-- BEGIN --

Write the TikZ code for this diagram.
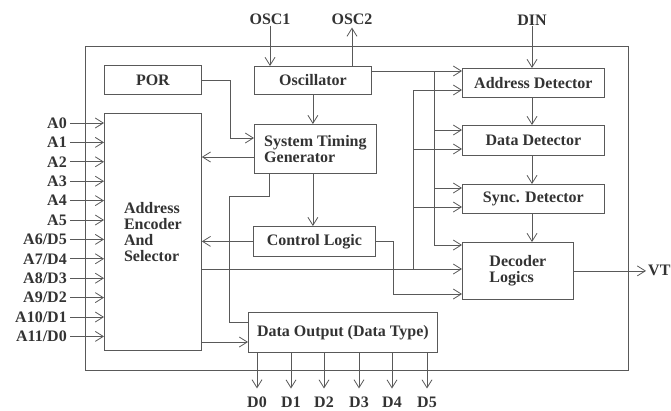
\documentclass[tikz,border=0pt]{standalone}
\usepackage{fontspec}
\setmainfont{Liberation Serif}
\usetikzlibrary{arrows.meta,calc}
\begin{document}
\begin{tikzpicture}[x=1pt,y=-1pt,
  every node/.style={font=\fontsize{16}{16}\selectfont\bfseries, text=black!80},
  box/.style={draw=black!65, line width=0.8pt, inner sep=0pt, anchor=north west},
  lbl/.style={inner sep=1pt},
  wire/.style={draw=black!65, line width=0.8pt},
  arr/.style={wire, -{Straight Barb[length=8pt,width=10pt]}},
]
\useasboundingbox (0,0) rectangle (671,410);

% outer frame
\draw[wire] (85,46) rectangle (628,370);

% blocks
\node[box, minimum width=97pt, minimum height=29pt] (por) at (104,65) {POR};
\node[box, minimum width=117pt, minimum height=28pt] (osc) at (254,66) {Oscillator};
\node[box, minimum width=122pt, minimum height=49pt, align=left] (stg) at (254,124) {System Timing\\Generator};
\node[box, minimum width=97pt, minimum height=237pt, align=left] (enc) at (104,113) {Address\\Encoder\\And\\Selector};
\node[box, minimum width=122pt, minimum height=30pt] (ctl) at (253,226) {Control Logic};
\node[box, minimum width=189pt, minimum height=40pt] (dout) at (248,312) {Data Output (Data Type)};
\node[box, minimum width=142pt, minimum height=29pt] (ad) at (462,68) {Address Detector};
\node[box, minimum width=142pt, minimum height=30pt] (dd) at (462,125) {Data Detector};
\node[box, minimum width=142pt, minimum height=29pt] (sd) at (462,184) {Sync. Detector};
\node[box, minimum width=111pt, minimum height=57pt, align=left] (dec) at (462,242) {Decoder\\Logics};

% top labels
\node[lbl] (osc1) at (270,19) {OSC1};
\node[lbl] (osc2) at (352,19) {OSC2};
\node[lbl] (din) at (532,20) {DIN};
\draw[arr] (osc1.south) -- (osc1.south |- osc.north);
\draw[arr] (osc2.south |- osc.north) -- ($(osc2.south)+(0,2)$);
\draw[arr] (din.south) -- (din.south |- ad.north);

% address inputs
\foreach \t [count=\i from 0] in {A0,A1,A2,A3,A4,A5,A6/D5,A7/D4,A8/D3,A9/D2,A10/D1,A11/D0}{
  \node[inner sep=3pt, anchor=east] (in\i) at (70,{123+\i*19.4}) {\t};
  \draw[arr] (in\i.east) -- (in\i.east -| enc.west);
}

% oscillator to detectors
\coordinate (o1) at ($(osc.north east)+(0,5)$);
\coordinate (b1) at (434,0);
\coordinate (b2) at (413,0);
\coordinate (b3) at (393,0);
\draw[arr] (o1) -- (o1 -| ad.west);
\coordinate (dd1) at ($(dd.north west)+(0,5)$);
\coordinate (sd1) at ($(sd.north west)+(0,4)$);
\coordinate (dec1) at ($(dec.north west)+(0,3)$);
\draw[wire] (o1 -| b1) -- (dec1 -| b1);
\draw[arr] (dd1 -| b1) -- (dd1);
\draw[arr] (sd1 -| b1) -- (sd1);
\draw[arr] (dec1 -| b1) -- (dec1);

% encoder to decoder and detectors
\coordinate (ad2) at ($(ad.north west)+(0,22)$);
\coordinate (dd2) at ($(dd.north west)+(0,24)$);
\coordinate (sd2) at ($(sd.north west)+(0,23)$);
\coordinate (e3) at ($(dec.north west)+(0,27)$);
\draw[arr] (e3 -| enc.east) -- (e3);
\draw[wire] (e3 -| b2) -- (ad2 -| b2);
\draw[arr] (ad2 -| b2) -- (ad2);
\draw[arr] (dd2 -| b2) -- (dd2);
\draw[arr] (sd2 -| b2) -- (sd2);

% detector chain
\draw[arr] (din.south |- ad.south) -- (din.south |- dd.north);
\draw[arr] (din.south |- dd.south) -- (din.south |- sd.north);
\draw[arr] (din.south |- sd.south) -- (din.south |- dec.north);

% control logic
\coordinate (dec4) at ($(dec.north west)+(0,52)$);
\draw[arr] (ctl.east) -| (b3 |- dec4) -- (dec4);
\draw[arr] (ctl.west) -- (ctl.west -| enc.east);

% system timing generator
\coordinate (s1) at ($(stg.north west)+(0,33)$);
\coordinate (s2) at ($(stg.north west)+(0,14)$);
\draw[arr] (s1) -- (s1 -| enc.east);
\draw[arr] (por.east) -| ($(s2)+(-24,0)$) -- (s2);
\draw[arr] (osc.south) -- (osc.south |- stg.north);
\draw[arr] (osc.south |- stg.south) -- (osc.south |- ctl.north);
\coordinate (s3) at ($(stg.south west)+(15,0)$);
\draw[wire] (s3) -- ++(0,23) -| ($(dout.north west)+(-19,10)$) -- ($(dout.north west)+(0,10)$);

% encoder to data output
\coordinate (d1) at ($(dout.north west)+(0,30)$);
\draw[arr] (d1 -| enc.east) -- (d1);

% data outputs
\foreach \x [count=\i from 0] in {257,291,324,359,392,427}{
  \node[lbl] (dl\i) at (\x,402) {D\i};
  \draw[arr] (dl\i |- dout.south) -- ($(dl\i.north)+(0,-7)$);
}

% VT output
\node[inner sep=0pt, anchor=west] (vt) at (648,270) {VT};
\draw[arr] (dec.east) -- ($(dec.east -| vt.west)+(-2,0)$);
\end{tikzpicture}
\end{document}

-- END --

# Goal of the exercise
Every line from the start of the listing above through the line with "(0,0) rectangle (671,410);" should be repeated exactly; skip the pictures and add nothing else.

# Problem solution
Write the TikZ code for this diagram.
\documentclass[tikz,border=0pt]{standalone}
\usepackage{fontspec}
\setmainfont{Liberation Serif}
\usetikzlibrary{arrows.meta,calc}
\begin{document}
\begin{tikzpicture}[x=1pt,y=-1pt,
  every node/.style={font=\fontsize{16}{16}\selectfont\bfseries, text=black!80},
  box/.style={draw=black!65, line width=0.8pt, inner sep=0pt, anchor=north west},
  lbl/.style={inner sep=1pt},
  wire/.style={draw=black!65, line width=0.8pt},
  arr/.style={wire, -{Straight Barb[length=8pt,width=10pt]}},
]
\useasboundingbox (0,0) rectangle (671,410);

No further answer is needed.